• **WHAT IS EXPECTED**
Retype the data exactly, from its first line to the line containing "1 of 2</text>", including both, and skip any picture.

• **INFORMATION SHOWN**
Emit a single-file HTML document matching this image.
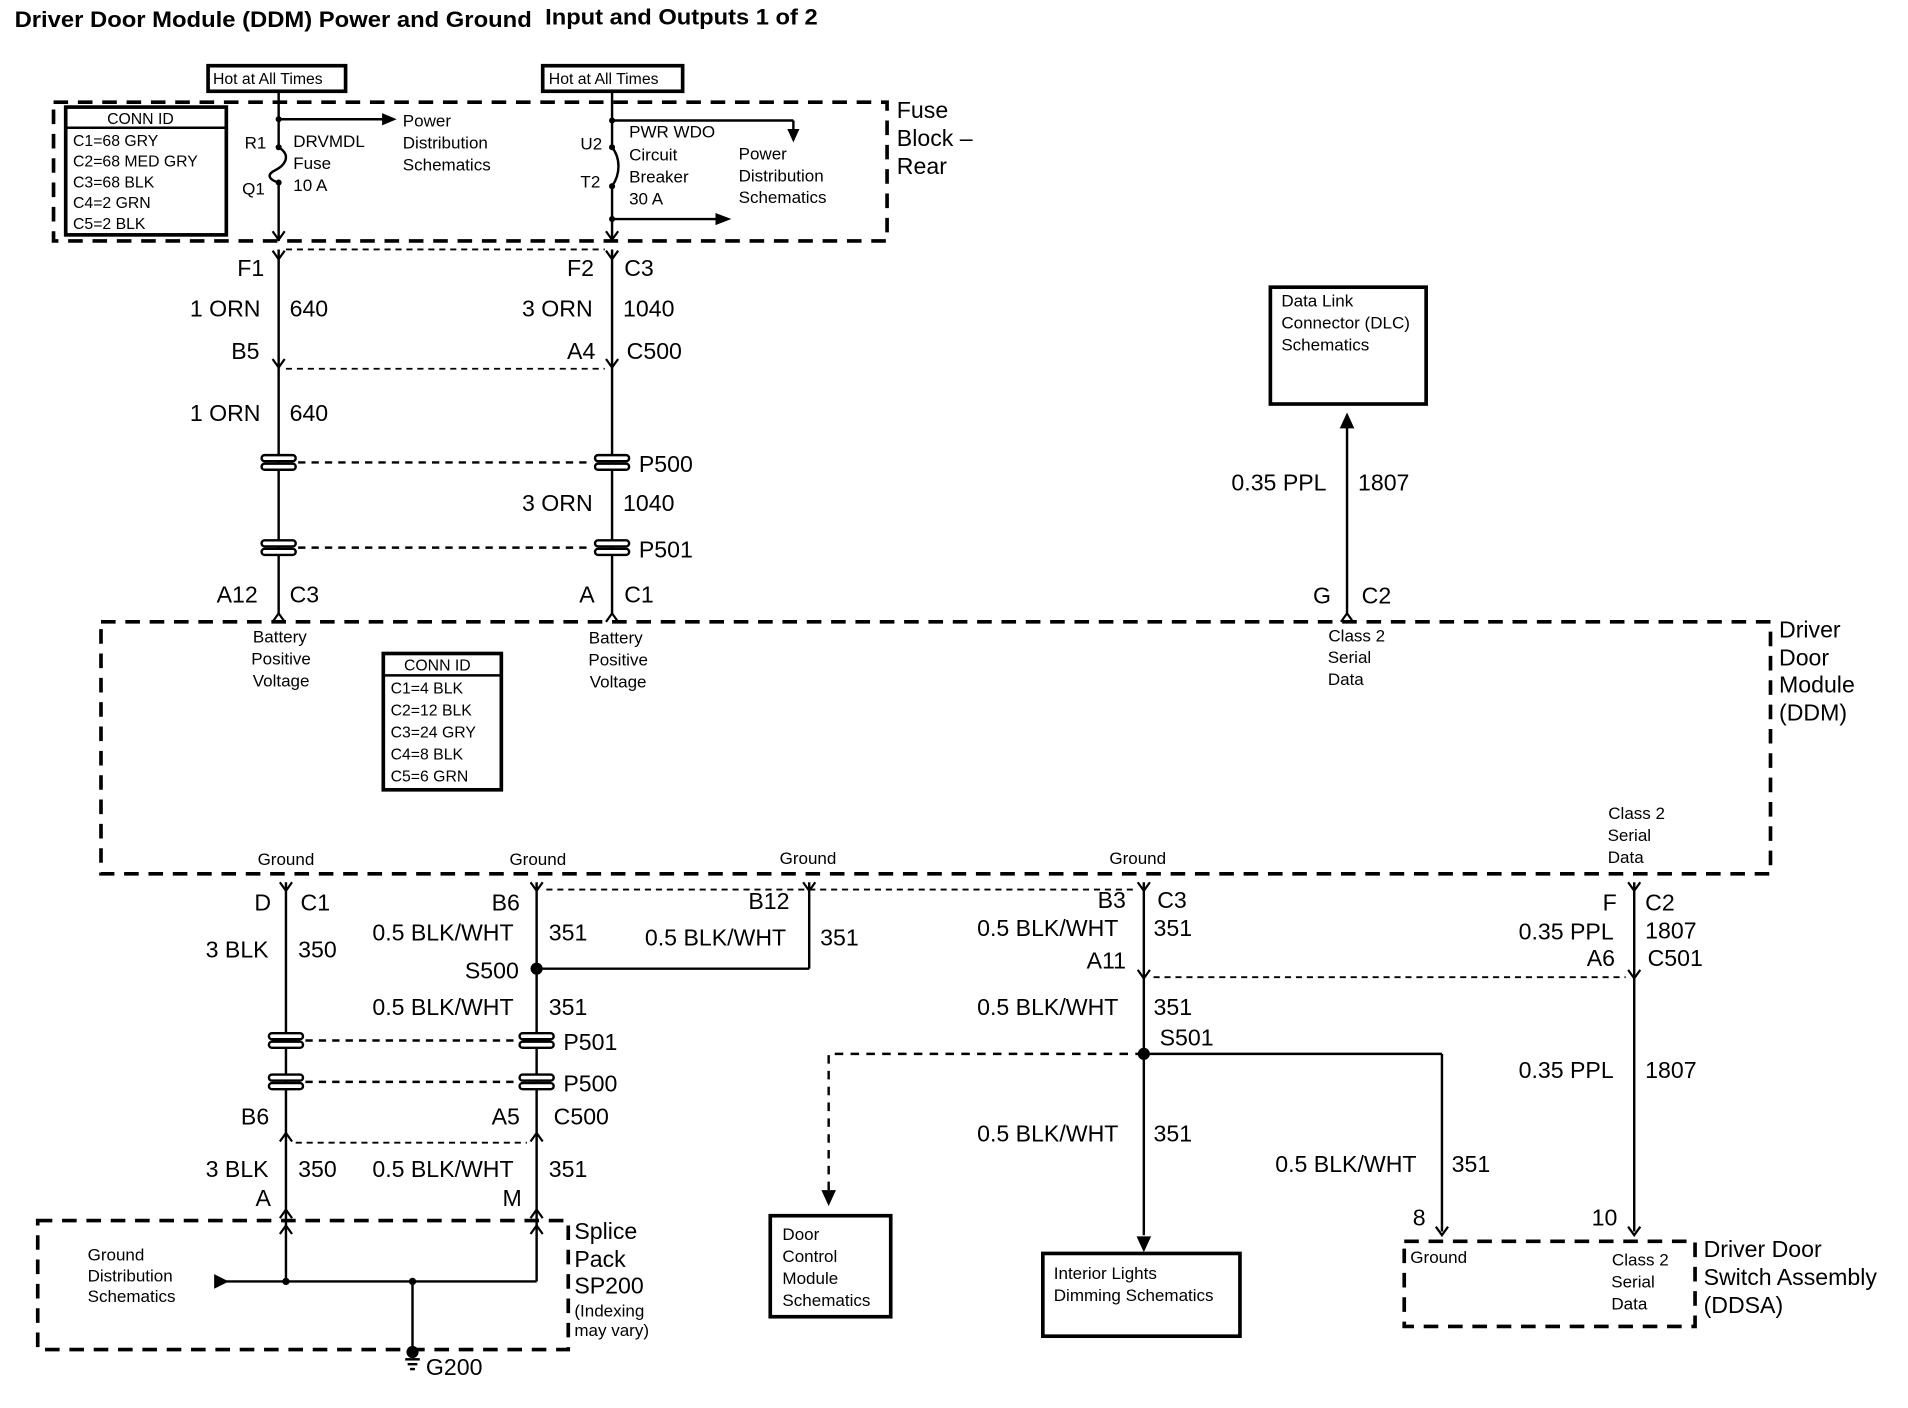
<!DOCTYPE html>
<html><head><style>
html,body{margin:0;padding:0;background:#fff;}
svg{display:block}
text{font-family:"Liberation Sans",sans-serif;fill:#000}
.t{font-size:14px}
.m{font-size:19px}
.s{font-size:13px}
</style></head><body>
<svg width="1908" height="1408" viewBox="0 0 1568 1157" preserveAspectRatio="none" xmlns="http://www.w3.org/2000/svg">
<defs>
<g id="fem"><path d="M-5,-4 L0,3 L5,-4" fill="none" stroke="#000" stroke-width="1.8"/></g>
<g id="male"><path d="M-5,4 L0,-3 L5,4" fill="none" stroke="#000" stroke-width="1.8"/></g>
<g id="inl"><rect x="-14" y="-6" width="28" height="5" rx="2.5" fill="#fff" stroke="#000" stroke-width="2"/><rect x="-14" y="1" width="28" height="5" rx="2.5" fill="#fff" stroke="#000" stroke-width="2"/></g>
</defs>
<text x="12" y="22" style="font-size:18px;font-weight:bold" textLength="425" lengthAdjust="spacingAndGlyphs">Driver Door Module (DDM) Power and  Ground</text>
<text x="448" y="20" style="font-size:18px;font-weight:bold" textLength="224" lengthAdjust="spacingAndGlyphs">Input and Outputs 1 of 2</text>

<g fill="none" stroke="#000">
<rect x="171" y="54" width="113" height="21" stroke-width="3"/>
<rect x="446" y="54" width="115" height="21" stroke-width="3"/>
<rect x="44" y="84" width="685" height="114" stroke-width="3" stroke-dasharray="12,8"/>
<rect x="54" y="88" width="132" height="105" stroke-width="3"/>
<line x1="54" y1="105" x2="186" y2="105" stroke-width="2"/>
<line x1="229" y1="75" x2="229" y2="121" stroke-width="2"/>
<path d="M229,121 C240,128 234,136 226,140 C218,144 222,148 229,150" stroke-width="2"/>
<line x1="229" y1="150" x2="229" y2="198" stroke-width="2"/>
<line x1="229" y1="98" x2="316" y2="98" stroke-width="2"/>
<line x1="503" y1="75" x2="503" y2="121" stroke-width="2"/>
<path d="M503,121 C510,130 510,143 503,153" stroke-width="2"/>
<line x1="503" y1="153" x2="503" y2="198" stroke-width="2"/>
<line x1="503" y1="99" x2="652" y2="99" stroke-width="2"/>
<line x1="652" y1="99" x2="652" y2="108" stroke-width="2"/>
<line x1="503" y1="180" x2="590" y2="180" stroke-width="2"/>
</g>
<g fill="#000">
<polygon points="314,93 326,98 314,103"/>
<polygon points="647,106 657,106 652,117"/>
<polygon points="588,175 601,180 588,185"/>
<circle cx="229" cy="98" r="2.5"/><circle cx="229" cy="121" r="2.5"/><circle cx="229" cy="150" r="2.5"/>
<circle cx="503" cy="99" r="2.5"/><circle cx="503" cy="121" r="2.5"/><circle cx="503" cy="153" r="2.5"/><circle cx="503" cy="180" r="2.5"/>
</g>
<use href="#fem" x="229" y="194"/><use href="#fem" x="503" y="194"/>
<text x="175" y="69" class="s">Hot at All Times</text>
<text x="451" y="69" class="s">Hot at All Times</text>
<text x="88" y="102" class="s">CONN ID</text>
<text x="60" y="120" class="s">C1=68 GRY</text>
<text x="60" y="137" class="s">C2=68 MED GRY</text>
<text x="60" y="154" class="s">C3=68 BLK</text>
<text x="60" y="171" class="s">C4=2 GRN</text>
<text x="60" y="188" class="s">C5=2 BLK</text>
<text x="201" y="122" class="t">R1</text><text x="199" y="160" class="t">Q1</text>
<text x="241" y="121" class="t">DRVMDL</text><text x="241" y="139" class="t">Fuse</text><text x="241" y="157" class="t">10 A</text>
<text x="331" y="104" class="t">Power</text><text x="331" y="122" class="t">Distribution</text><text x="331" y="140" class="t">Schematics</text>
<text x="477" y="123" class="t">U2</text><text x="477" y="154" class="t">T2</text>
<text x="517" y="113" class="t">PWR WDO</text><text x="517" y="132" class="t">Circuit</text><text x="517" y="150" class="t">Breaker</text><text x="517" y="168" class="t">30 A</text>
<text x="607" y="131" class="t">Power</text><text x="607" y="149" class="t">Distribution</text><text x="607" y="167" class="t">Schematics</text>
<text x="737" y="97" class="m">Fuse</text><text x="737" y="120" class="m">Block –</text><text x="737" y="143" class="m">Rear</text>

<g fill="none" stroke="#000" stroke-width="2">
<line x1="229" y1="205" x2="229" y2="505"/>
<line x1="503" y1="205" x2="503" y2="505"/>
<line x1="235" y1="205" x2="497" y2="205" stroke-dasharray="5,4" stroke-width="1.5"/>
<line x1="235" y1="303" x2="497" y2="303" stroke-dasharray="5,4" stroke-width="1.5"/>
<line x1="245" y1="380" x2="487" y2="380" stroke-dasharray="6,5"/>
<line x1="245" y1="450" x2="487" y2="450" stroke-dasharray="6,5"/>
<line x1="1107" y1="345" x2="1107" y2="505"/>
<rect x="1044" y="236" width="128" height="96" stroke-width="3"/>
</g>
<use href="#fem" x="229" y="210"/><use href="#fem" x="503" y="210"/>
<use href="#fem" x="229" y="299"/><use href="#fem" x="503" y="299"/>
<use href="#inl" x="229" y="380"/><use href="#inl" x="503" y="380"/>
<use href="#inl" x="229" y="450"/><use href="#inl" x="503" y="450"/>
<use href="#male" x="229" y="507"/><use href="#male" x="503" y="507"/><use href="#male" x="1107" y="507"/>
<polygon points="1101,352 1107,339 1113,352" fill="#000"/>
<text x="195" y="227" class="m">F1</text><text x="466" y="227" class="m">F2</text><text x="513" y="227" class="m">C3</text>
<text x="156" y="260" class="m">1 ORN</text><text x="238" y="260" class="m">640</text>
<text x="429" y="260" class="m">3 ORN</text><text x="512" y="260" class="m">1040</text>
<text x="190" y="295" class="m">B5</text><text x="466" y="295" class="m">A4</text><text x="515" y="295" class="m">C500</text>
<text x="156" y="346" class="m">1 ORN</text><text x="238" y="346" class="m">640</text>
<text x="525" y="388" class="m">P500</text>
<text x="429" y="420" class="m">3 ORN</text><text x="512" y="420" class="m">1040</text>
<text x="525" y="458" class="m">P501</text>
<text x="178" y="495" class="m">A12</text><text x="238" y="495" class="m">C3</text>
<text x="476" y="495" class="m">A</text><text x="513" y="495" class="m">C1</text>
<text x="1053" y="252" class="t">Data Link</text><text x="1053" y="270" class="t">Connector (DLC)</text><text x="1053" y="288" class="t">Schematics</text>
<text x="1012" y="403" class="m">0.35 PPL</text><text x="1116" y="403" class="m">1807</text>
<text x="1079" y="496" class="m">G</text><text x="1119" y="496" class="m">C2</text>

<rect x="83" y="511" width="1372" height="207" fill="none" stroke="#000" stroke-width="3" stroke-dasharray="12,8"/>
<text x="1462" y="524" class="m">Driver</text><text x="1462" y="547" class="m">Door</text><text x="1462" y="569" class="m">Module</text><text x="1462" y="592" class="m">(DDM)</text>
<g class="t" text-anchor="middle">
<text x="230" y="528">Battery</text><text x="231" y="546">Positive</text><text x="231" y="564">Voltage</text>
<text x="506" y="529">Battery</text><text x="508" y="547">Positive</text><text x="508" y="565">Voltage</text>
<text x="1115" y="527">Class 2</text><text x="1109" y="545">Serial</text><text x="1106" y="563">Data</text>
<text x="235" y="711">Ground</text><text x="442" y="711">Ground</text><text x="664" y="710">Ground</text><text x="935" y="710">Ground</text>
<text x="1345" y="673">Class 2</text><text x="1339" y="691">Serial</text><text x="1336" y="709">Data</text>
</g>
<rect x="315" y="537" width="97" height="112" fill="none" stroke="#000" stroke-width="3"/>
<line x1="315" y1="555" x2="412" y2="555" stroke="#000" stroke-width="2"/>
<text x="332" y="551" class="s">CONN ID</text>
<text x="321" y="570" class="s">C1=4 BLK</text><text x="321" y="588" class="s">C2=12 BLK</text><text x="321" y="606" class="s">C3=24 GRY</text><text x="321" y="624" class="s">C4=8 BLK</text><text x="321" y="642" class="s">C5=6 GRN</text>

<g fill="none" stroke="#000" stroke-width="2">
<line x1="235" y1="725" x2="235" y2="1053"/>
<line x1="441" y1="725" x2="441" y2="1053"/>
<line x1="441" y1="796" x2="665" y2="796"/><line x1="665" y1="796" x2="665" y2="725"/>
<line x1="940" y1="725" x2="940" y2="1015"/>
<line x1="1343" y1="725" x2="1343" y2="1012"/>
<line x1="940" y1="866" x2="1185" y2="866"/><line x1="1185" y1="866" x2="1185" y2="1012"/>
<path d="M940,866 L681,866 L681,980" stroke-dasharray="7,6"/>
<line x1="449" y1="731" x2="932" y2="731" stroke-dasharray="5,4" stroke-width="1.5"/>
<line x1="948" y1="803" x2="1336" y2="803" stroke-dasharray="5,4" stroke-width="1.5"/>
<line x1="251" y1="855" x2="425" y2="855" stroke-dasharray="6,5"/>
<line x1="251" y1="889" x2="425" y2="889" stroke-dasharray="6,5"/>
<line x1="243" y1="939" x2="433" y2="939" stroke-dasharray="5,4" stroke-width="1.5"/>
<rect x="31" y="1003" width="436" height="106" stroke-width="3" stroke-dasharray="12,8"/>
<line x1="185" y1="1053" x2="441" y2="1053"/>
<line x1="339" y1="1053" x2="339" y2="1110"/>
<line x1="333" y1="1117" x2="345" y2="1117"/><line x1="335" y1="1121" x2="343" y2="1121"/><line x1="337" y1="1125" x2="341" y2="1125"/>
<rect x="633" y="999" width="99" height="83" stroke-width="3"/>
<rect x="857" y="1030" width="162" height="68" stroke-width="3"/>
<rect x="1154" y="1020" width="239" height="70" stroke-width="3" stroke-dasharray="12,8"/>
</g>
<use href="#fem" x="235" y="729"/><use href="#fem" x="441" y="729"/><use href="#fem" x="665" y="729"/><use href="#fem" x="940" y="729"/><use href="#fem" x="1343" y="729"/>
<use href="#fem" x="940" y="801"/><use href="#fem" x="1343" y="801"/>
<use href="#inl" x="235" y="855"/><use href="#inl" x="441" y="855"/>
<use href="#inl" x="235" y="889"/><use href="#inl" x="441" y="889"/>
<use href="#male" x="235" y="934"/><use href="#male" x="441" y="934"/>
<use href="#male" x="235" y="997"/><use href="#male" x="441" y="997"/>
<use href="#male" x="235" y="1010"/><use href="#male" x="441" y="1010"/>
<use href="#fem" x="1185" y="1012"/><use href="#fem" x="1343" y="1012"/>
<g fill="#000">
<circle cx="441" cy="796" r="5"/><circle cx="940" cy="866" r="5"/>
<circle cx="235" cy="1053" r="3"/><circle cx="339" cy="1053" r="3"/><circle cx="339" cy="1111" r="5"/>
<polygon points="176,1047 188,1053 176,1059"/>
<polygon points="675,978 687,978 681,991"/>
<polygon points="934,1016 946,1016 940,1029"/>
</g>
<text x="209" y="748" class="m">D</text><text x="247" y="748" class="m">C1</text>
<text x="169" y="787" class="m">3 BLK</text><text x="245" y="787" class="m">350</text>
<text x="404" y="748" class="m">B6</text>
<text x="306" y="773" class="m">0.5 BLK/WHT</text><text x="451" y="773" class="m">351</text>
<text x="382" y="804" class="m">S500</text>
<text x="615" y="747" class="m">B12</text>
<text x="530" y="777" class="m">0.5 BLK/WHT</text><text x="674" y="777" class="m">351</text>
<text x="306" y="834" class="m">0.5 BLK/WHT</text><text x="451" y="834" class="m">351</text>
<text x="463" y="863" class="m">P501</text><text x="463" y="897" class="m">P500</text>
<text x="198" y="924" class="m">B6</text><text x="404" y="924" class="m">A5</text><text x="455" y="924" class="m">C500</text>
<text x="169" y="967" class="m">3 BLK</text><text x="245" y="967" class="m">350</text>
<text x="306" y="967" class="m">0.5 BLK/WHT</text><text x="451" y="967" class="m">351</text>
<text x="210" y="991" class="m">A</text><text x="413" y="991" class="m">M</text>
<text x="72" y="1036" class="t">Ground</text><text x="72" y="1053" class="t">Distribution</text><text x="72" y="1070" class="t">Schematics</text>
<text x="472" y="1018" class="m">Splice</text><text x="472" y="1041" class="m">Pack</text><text x="472" y="1063" class="m">SP200</text>
<text x="472" y="1082" class="t">(Indexing</text><text x="472" y="1098" class="t">may vary)</text>
<text x="350" y="1130" class="m">G200</text>
<text x="902" y="746" class="m">B3</text><text x="951" y="746" class="m">C3</text>
<text x="803" y="769" class="m">0.5 BLK/WHT</text><text x="948" y="769" class="m">351</text>
<text x="893" y="796" class="m">A11</text>
<text x="803" y="834" class="m">0.5 BLK/WHT</text><text x="948" y="834" class="m">351</text>
<text x="953" y="859" class="m">S501</text>
<text x="803" y="938" class="m">0.5 BLK/WHT</text><text x="948" y="938" class="m">351</text>
<text x="1048" y="963" class="m">0.5 BLK/WHT</text><text x="1193" y="963" class="m">351</text>
<text x="1161" y="1007" class="m">8</text><text x="1308" y="1007" class="m">10</text>
<text x="1317" y="748" class="m">F</text><text x="1352" y="748" class="m">C2</text>
<text x="1248" y="772" class="m">0.35 PPL</text><text x="1352" y="771" class="m">1807</text>
<text x="1304" y="794" class="m">A6</text><text x="1354" y="794" class="m">C501</text>
<text x="1248" y="886" class="m">0.35 PPL</text><text x="1352" y="886" class="m">1807</text>
<text x="643" y="1019" class="t">Door</text><text x="643" y="1037" class="t">Control</text><text x="643" y="1055" class="t">Module</text><text x="643" y="1073" class="t">Schematics</text>
<text x="866" y="1051" class="t">Interior Lights</text><text x="866" y="1069" class="t">Dimming Schematics</text>
<text x="1159" y="1038" class="t">Ground</text>
<g class="t" text-anchor="middle"><text x="1348" y="1040">Class 2</text><text x="1342" y="1058">Serial</text><text x="1339" y="1076">Data</text></g>
<text x="1400" y="1033" class="m">Driver Door</text><text x="1400" y="1056" class="m">Switch Assembly</text><text x="1400" y="1079" class="m">(DDSA)</text>
</svg>
</body></html>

• **CORRECT ANSWER**
Emit a single-file HTML document matching this image.
<!DOCTYPE html>
<html><head><style>
html,body{margin:0;padding:0;background:#fff;}
svg{display:block}
text{font-family:"Liberation Sans",sans-serif;fill:#000}
.t{font-size:14px}
.m{font-size:19px}
.s{font-size:13px}
</style></head><body>
<svg width="1908" height="1408" viewBox="0 0 1568 1157" preserveAspectRatio="none" xmlns="http://www.w3.org/2000/svg">
<defs>
<g id="fem"><path d="M-5,-4 L0,3 L5,-4" fill="none" stroke="#000" stroke-width="1.8"/></g>
<g id="male"><path d="M-5,4 L0,-3 L5,4" fill="none" stroke="#000" stroke-width="1.8"/></g>
<g id="inl"><rect x="-14" y="-6" width="28" height="5" rx="2.5" fill="#fff" stroke="#000" stroke-width="2"/><rect x="-14" y="1" width="28" height="5" rx="2.5" fill="#fff" stroke="#000" stroke-width="2"/></g>
</defs>
<text x="12" y="22" style="font-size:18px;font-weight:bold" textLength="425" lengthAdjust="spacingAndGlyphs">Driver Door Module (DDM) Power and  Ground</text>
<text x="448" y="20" style="font-size:18px;font-weight:bold" textLength="224" lengthAdjust="spacingAndGlyphs">Input and Outputs 1 of 2</text>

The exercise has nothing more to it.